5. Selection of Phenol-Formaldehyde Resin Types

Different types of phenol-formaldehyde resin exhibit varying degrees of cross-linking and pore structure characteristics.

Linear Phenol-Formaldehyde Resin

• Low cross-linking density facilitates larger pore formation.
• Suitable for producing carbon molecular sieves with macro-pores.

Thermoset Phenol-Formaldehyde Resin

• High cross-linking density suits smaller pore formation.
• Ideal for producing micro-porous carbon molecular sieves.

Modified Phenol-Formaldehyde Resin

• Introduce functional monomers (e.g., epoxy resins, urea-formaldehyde resins) to modify the resin.
• Modified resins allow customization of pore structure and chemical properties based on application needs.

6. Experimental Design and Characterization Techniques

To systematically control the pore structure of phenol-formaldehyde resin, advanced experimental design and characterization techniques are essential.

Experimental Design

• Conduct multi-factor experiments (e.g., response surface methodology, orthogonal experiments) to study the effects of different conditions on pore structure.
• Analyze experimental data to identify optimal control schemes.
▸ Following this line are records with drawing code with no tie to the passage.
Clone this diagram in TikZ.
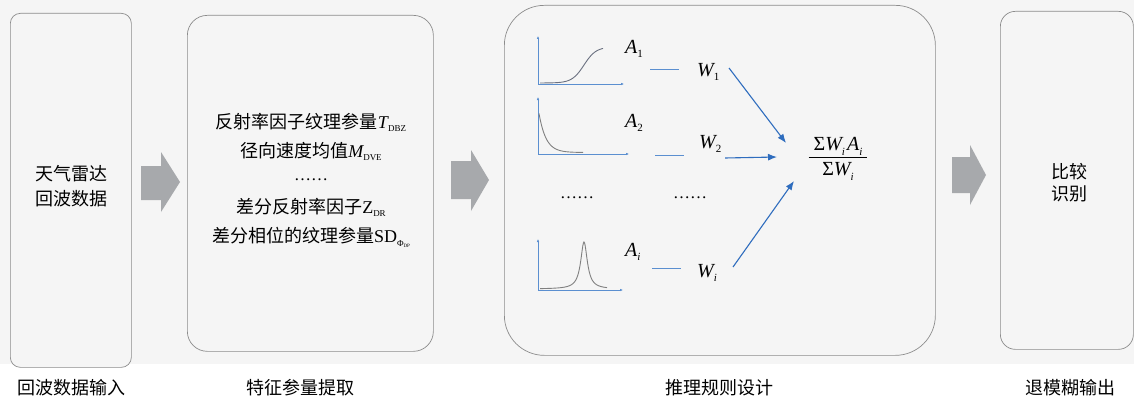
\documentclass[tikz,border=0pt]{standalone}
\usepackage{fontspec}
\setmainfont{Liberation Serif}
\newfontfamily\cjk{Noto Sans CJK SC}
\usetikzlibrary{arrows.meta}
\definecolor{bgcol}{HTML}{F5F5F5}
\definecolor{boxline}{HTML}{8C8C8C}
\definecolor{blockgray}{HTML}{A7A9AC}
\definecolor{axblue}{HTML}{5B8FD0}
\definecolor{arrblue}{HTML}{2F6DBE}
\definecolor{curvecol}{HTML}{6A7080}
\newcommand\mysub[1]{\raisebox{-0.45ex}{\fontsize{9}{9}\selectfont #1}}
\newcommand\mysubb[1]{\raisebox{-0.5ex}{\fontsize{11}{11}\selectfont #1}}
\tikzset{
  box/.style={draw=boxline, line width=0.7pt, fill=bgcol, anchor=north west, inner sep=0pt},
  lbl/.style={font=\cjk\fontsize{18}{21}\selectfont, inner sep=0pt},
  blk/.style={fill=blockgray},
  axis/.style={axblue, line width=0.6pt, -{Latex[length=3pt,width=2.6pt]}},
  curve/.style={curvecol, line width=0.9pt},
  seg/.style={axblue, line width=0.9pt},
  barr/.style={arrblue, line width=1.1pt, -{Latex[length=9pt,width=7pt]}},
  mlab/.style={font=\fontsize{20}{22}\selectfont, inner sep=0pt},
}
\begin{document}
\begin{tikzpicture}[x=1pt,y=-1pt]
\useasboundingbox (0,0) rectangle (1134,404);
\fill[bgcol] (0,0) rectangle (1134,364);
\fill[white] (0,364) rectangle (1134,404);
% boxes
\node[box, rounded corners=10pt, minimum width=121pt, minimum height=354pt] (b1) at (10,13) {};
\node[box, rounded corners=20pt, minimum width=246pt, minimum height=336pt] (b2) at (187,15) {};
\node[box, rounded corners=40pt, minimum width=431pt, minimum height=350pt] (b3) at (504,5) {};
\node[box, rounded corners=15pt, minimum width=133pt, minimum height=338pt] (b4) at (1000,11) {};
% block arrows
\fill[blk] (141,166) -- (161,166) -- (161,152) -- (180,182) -- (161,212) -- (161,200) -- (141,200) -- cycle;
\fill[blk] (451,161) -- (471,161) -- (471,150) -- (489,180) -- (471,211) -- (471,199) -- (451,199) -- cycle;
\fill[blk] (952,157) -- (970,157) -- (970,145) -- (986,175) -- (970,205) -- (970,193) -- (952,193) -- cycle;
% box texts
\node[lbl, align=center] (t1) at (71,186) {天气雷达\\[4pt]回波数据};
\node[lbl, align=center] (t4) at (1069,183) {比较\\[1pt]识别};
\node[lbl, anchor=base] (f1) at (311,128) {反射率因子纹理参量{\rmfamily\itshape T}{\rmfamily\mysub{DBZ}}};
\node[lbl, anchor=base] (f2) at (311,157) {径向速度均值{\rmfamily\itshape M}{\rmfamily\mysub{DVE}}};
\node[mlab, anchor=base, font=\fontsize{17}{20}\selectfont] (f3) at (311,180) {……};
\node[lbl, anchor=base] (f4) at (311,213) {差分反射率因子{\rmfamily Z}{\rmfamily\mysub{DR}}};
\node[lbl, anchor=base] (f5) at (311,242) {差分相位的纹理参量{\rmfamily SD}{\rmfamily\raisebox{-0.5ex}{\fontsize{9}{9}\selectfont Φ\raisebox{-0.3ex}{\fontsize{5}{5}\selectfont DP}}}};
% bottom labels
\node[lbl] (l1) at (71,388) {回波数据输入};
\node[lbl] (l2) at (300,388) {特征参量提取};
\node[lbl] (l3) at (719,388) {推理规则设计};
\node[lbl] (l4) at (1070,388) {退模糊输出};
% plots
\coordinate (o1) at (538,84); \coordinate (o2) at (538,154); \coordinate (o3) at (538,290);
\draw[axis] (o1) -- (538,36);
\draw[axis] (o1) -- (624,84);
\draw[curve] plot[domain=540:603, samples=60, smooth] (\x, {83-36/(1+exp(-(\x-584)/6))});
\draw[axis] (o2) -- (538,97);
\draw[axis] (o2) -- (629,154);
\draw[curve, gray] plot[domain=539:583, samples=50, smooth] (\x, {152.5-39*exp(-(\x-539)/7)});
\draw[axis] (o3) -- (538,239);
\draw[axis] (o3) -- (623,290);
\draw[curve, gray] plot[domain=540:607, samples=120, smooth] (\x, {289-47/(1+((\x-584)/4)^2)});
% labels A and W
\node[mlab, anchor=base west] (a1) at (625,53) {\itshape A\mysubb{\upshape 1}};
\node[mlab, anchor=base west] (a2) at (625,127) {\itshape A\mysubb{\upshape 2}};
\node[mlab, anchor=base west] (ai) at (625,256) {\itshape A\mysubb{i}};
\node[mlab, anchor=base west] (w1) at (697,76) {\itshape W\mysubb{\upshape 1}};
\node[mlab, anchor=base west] (w2) at (699,148) {\itshape W\mysubb{\upshape 2}};
\node[mlab, anchor=base west] (wi) at (697,277) {\itshape W\mysubb{i}};
\node[mlab, anchor=base, font=\fontsize{17}{20}\selectfont] (d1) at (577,198) {……};
\node[mlab, anchor=base, font=\fontsize{17}{20}\selectfont] (d2) at (690,198) {……};
% short lines
\coordinate (s1a) at (650,69); \coordinate (s1b) at (679,69);
\coordinate (s2a) at (655,155); \coordinate (s2b) at (684,155);
\coordinate (s3a) at (652,268); \coordinate (s3b) at (681,268);
\draw[seg] (s1a) -- (s1b);
\draw[seg] (s2a) -- (s2b);
\draw[seg] (s3a) -- (s3b);
% fraction
\node[mlab, inner sep=0pt] (frac) at (838,159) {\begin{tabular}{@{\hspace{5pt}}c@{\hspace{5pt}}}Σ{\itshape W\mysubb{i}\hspace{2pt}A\mysubb{i}}\\[-1pt]\hline\rule{0pt}{19pt}Σ{\itshape W\mysubb{i}}\end{tabular}};
% arrows to fraction
\coordinate (e1) at (786,143); \coordinate (e2) at (777,157); \coordinate (e3) at (794,181);
\coordinate (q1) at (729,68); \coordinate (q2) at (725,158); \coordinate (q3) at (733,267);
\draw[barr] (q1) -- (e1);
\draw[barr] (q2) -- (e2);
\draw[barr] (q3) -- (e3);
\end{tikzpicture}
\end{document}
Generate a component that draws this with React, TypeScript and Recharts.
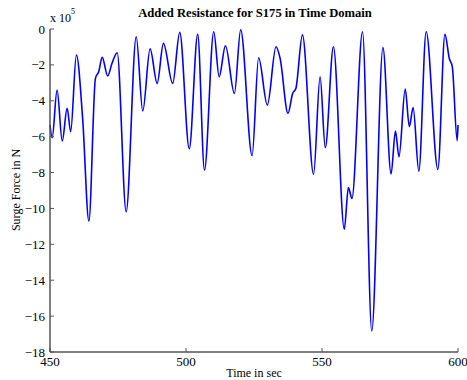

Characterization Techniques

• Scanning Electron Microscopy (SEM): Observes pore morphology and distribution.
• Nitrogen Adsorption-Desorption Isotherms (BET): Analyzes pore size and specific surface area.
• X-ray Diffraction (XRD): Studies carbon skeleton crystallinity and graphitization degree.
• Thermogravimetric Analysis (TGA): Assesses mass changes and pore formation during thermal treatment.

Conclusion

Controlling the pore structure of phenol-formaldehyde resin for carbon molecular sieves requires a comprehensive approach involving synthesis condition adjustment, activation process optimization, template agent addition, post-treatment refinement, and careful selection of resin types. By integrating scientific design and experimental validation, it is possible to produce carbon molecular sieves with ideal pore structures, significantly enhancing their adsorption performance and application potential. Future research can explore novel control methods and technologies to meet the growing demand for high-performance carbon molecular sieves across diverse industries.